··· Collected material
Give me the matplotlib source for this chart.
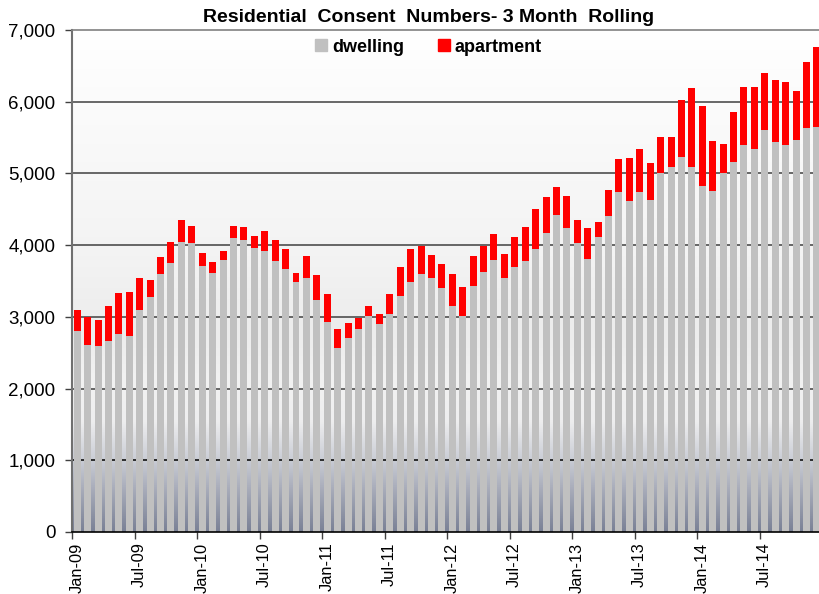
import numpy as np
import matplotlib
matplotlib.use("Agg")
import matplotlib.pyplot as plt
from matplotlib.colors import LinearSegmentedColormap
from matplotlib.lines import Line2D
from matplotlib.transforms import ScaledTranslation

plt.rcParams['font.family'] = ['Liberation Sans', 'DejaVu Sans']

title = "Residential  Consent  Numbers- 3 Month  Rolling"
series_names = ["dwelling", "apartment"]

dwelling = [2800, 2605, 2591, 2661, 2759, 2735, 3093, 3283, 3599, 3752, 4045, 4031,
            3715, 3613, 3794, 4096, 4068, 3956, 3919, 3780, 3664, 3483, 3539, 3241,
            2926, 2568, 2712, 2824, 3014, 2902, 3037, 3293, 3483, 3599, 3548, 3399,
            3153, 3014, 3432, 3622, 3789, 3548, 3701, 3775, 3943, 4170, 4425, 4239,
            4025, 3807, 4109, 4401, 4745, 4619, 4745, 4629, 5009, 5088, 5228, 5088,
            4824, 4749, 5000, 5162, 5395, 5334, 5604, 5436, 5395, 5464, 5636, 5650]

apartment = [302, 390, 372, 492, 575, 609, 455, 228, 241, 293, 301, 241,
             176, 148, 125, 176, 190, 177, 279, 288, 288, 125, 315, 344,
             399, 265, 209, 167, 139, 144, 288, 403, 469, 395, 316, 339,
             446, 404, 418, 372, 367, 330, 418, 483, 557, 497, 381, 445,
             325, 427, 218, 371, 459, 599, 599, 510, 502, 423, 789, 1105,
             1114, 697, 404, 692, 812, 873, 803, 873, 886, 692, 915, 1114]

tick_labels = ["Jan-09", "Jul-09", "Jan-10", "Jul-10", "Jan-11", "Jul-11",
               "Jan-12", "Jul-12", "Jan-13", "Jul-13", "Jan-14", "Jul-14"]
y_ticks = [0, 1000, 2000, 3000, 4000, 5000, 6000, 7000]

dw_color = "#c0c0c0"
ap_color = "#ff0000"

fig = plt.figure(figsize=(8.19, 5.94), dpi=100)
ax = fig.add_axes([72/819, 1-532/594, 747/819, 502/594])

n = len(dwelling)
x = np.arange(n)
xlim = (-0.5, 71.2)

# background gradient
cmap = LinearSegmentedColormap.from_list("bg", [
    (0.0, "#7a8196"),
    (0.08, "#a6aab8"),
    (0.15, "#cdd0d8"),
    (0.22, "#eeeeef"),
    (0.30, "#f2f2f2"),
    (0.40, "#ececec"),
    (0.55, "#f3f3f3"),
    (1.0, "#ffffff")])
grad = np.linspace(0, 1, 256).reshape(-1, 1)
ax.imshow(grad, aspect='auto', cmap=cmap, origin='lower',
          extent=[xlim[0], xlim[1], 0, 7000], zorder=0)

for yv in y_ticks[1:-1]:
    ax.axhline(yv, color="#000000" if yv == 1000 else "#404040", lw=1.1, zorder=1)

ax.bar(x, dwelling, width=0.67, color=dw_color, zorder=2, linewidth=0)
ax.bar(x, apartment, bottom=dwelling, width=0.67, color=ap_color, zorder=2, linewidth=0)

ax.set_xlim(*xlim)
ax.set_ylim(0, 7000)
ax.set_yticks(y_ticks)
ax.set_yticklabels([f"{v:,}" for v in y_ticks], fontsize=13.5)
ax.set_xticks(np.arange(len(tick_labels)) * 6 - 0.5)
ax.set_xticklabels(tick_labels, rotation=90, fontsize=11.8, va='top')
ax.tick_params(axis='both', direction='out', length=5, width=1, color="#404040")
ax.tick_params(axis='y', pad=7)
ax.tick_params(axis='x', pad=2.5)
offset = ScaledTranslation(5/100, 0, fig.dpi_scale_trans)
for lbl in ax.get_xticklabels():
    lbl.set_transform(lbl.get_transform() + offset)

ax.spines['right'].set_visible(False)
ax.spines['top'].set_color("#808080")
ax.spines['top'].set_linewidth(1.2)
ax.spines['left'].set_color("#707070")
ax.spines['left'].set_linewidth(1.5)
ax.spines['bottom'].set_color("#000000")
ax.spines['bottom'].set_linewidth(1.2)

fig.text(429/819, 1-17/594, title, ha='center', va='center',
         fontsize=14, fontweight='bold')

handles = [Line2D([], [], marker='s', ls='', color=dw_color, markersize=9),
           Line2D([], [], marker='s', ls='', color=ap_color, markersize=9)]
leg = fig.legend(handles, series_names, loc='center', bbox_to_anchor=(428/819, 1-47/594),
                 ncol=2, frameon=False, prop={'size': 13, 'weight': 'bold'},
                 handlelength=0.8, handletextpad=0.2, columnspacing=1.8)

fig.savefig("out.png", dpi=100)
······
■ Given problem ■
Repeat only what lies between the start of the data and the end of the line containing "xlim = (-0.5, 71.2)", exactly, with pictures left out.

■ Reply ■
Give me the matplotlib source for this chart.
import numpy as np
import matplotlib
matplotlib.use("Agg")
import matplotlib.pyplot as plt
from matplotlib.colors import LinearSegmentedColormap
from matplotlib.lines import Line2D
from matplotlib.transforms import ScaledTranslation

plt.rcParams['font.family'] = ['Liberation Sans', 'DejaVu Sans']

title = "Residential  Consent  Numbers- 3 Month  Rolling"
series_names = ["dwelling", "apartment"]

dwelling = [2800, 2605, 2591, 2661, 2759, 2735, 3093, 3283, 3599, 3752, 4045, 4031,
            3715, 3613, 3794, 4096, 4068, 3956, 3919, 3780, 3664, 3483, 3539, 3241,
            2926, 2568, 2712, 2824, 3014, 2902, 3037, 3293, 3483, 3599, 3548, 3399,
            3153, 3014, 3432, 3622, 3789, 3548, 3701, 3775, 3943, 4170, 4425, 4239,
            4025, 3807, 4109, 4401, 4745, 4619, 4745, 4629, 5009, 5088, 5228, 5088,
            4824, 4749, 5000, 5162, 5395, 5334, 5604, 5436, 5395, 5464, 5636, 5650]

apartment = [302, 390, 372, 492, 575, 609, 455, 228, 241, 293, 301, 241,
             176, 148, 125, 176, 190, 177, 279, 288, 288, 125, 315, 344,
             399, 265, 209, 167, 139, 144, 288, 403, 469, 395, 316, 339,
             446, 404, 418, 372, 367, 330, 418, 483, 557, 497, 381, 445,
             325, 427, 218, 371, 459, 599, 599, 510, 502, 423, 789, 1105,
             1114, 697, 404, 692, 812, 873, 803, 873, 886, 692, 915, 1114]

tick_labels = ["Jan-09", "Jul-09", "Jan-10", "Jul-10", "Jan-11", "Jul-11",
               "Jan-12", "Jul-12", "Jan-13", "Jul-13", "Jan-14", "Jul-14"]
y_ticks = [0, 1000, 2000, 3000, 4000, 5000, 6000, 7000]

dw_color = "#c0c0c0"
ap_color = "#ff0000"

fig = plt.figure(figsize=(8.19, 5.94), dpi=100)
ax = fig.add_axes([72/819, 1-532/594, 747/819, 502/594])

n = len(dwelling)
x = np.arange(n)
xlim = (-0.5, 71.2)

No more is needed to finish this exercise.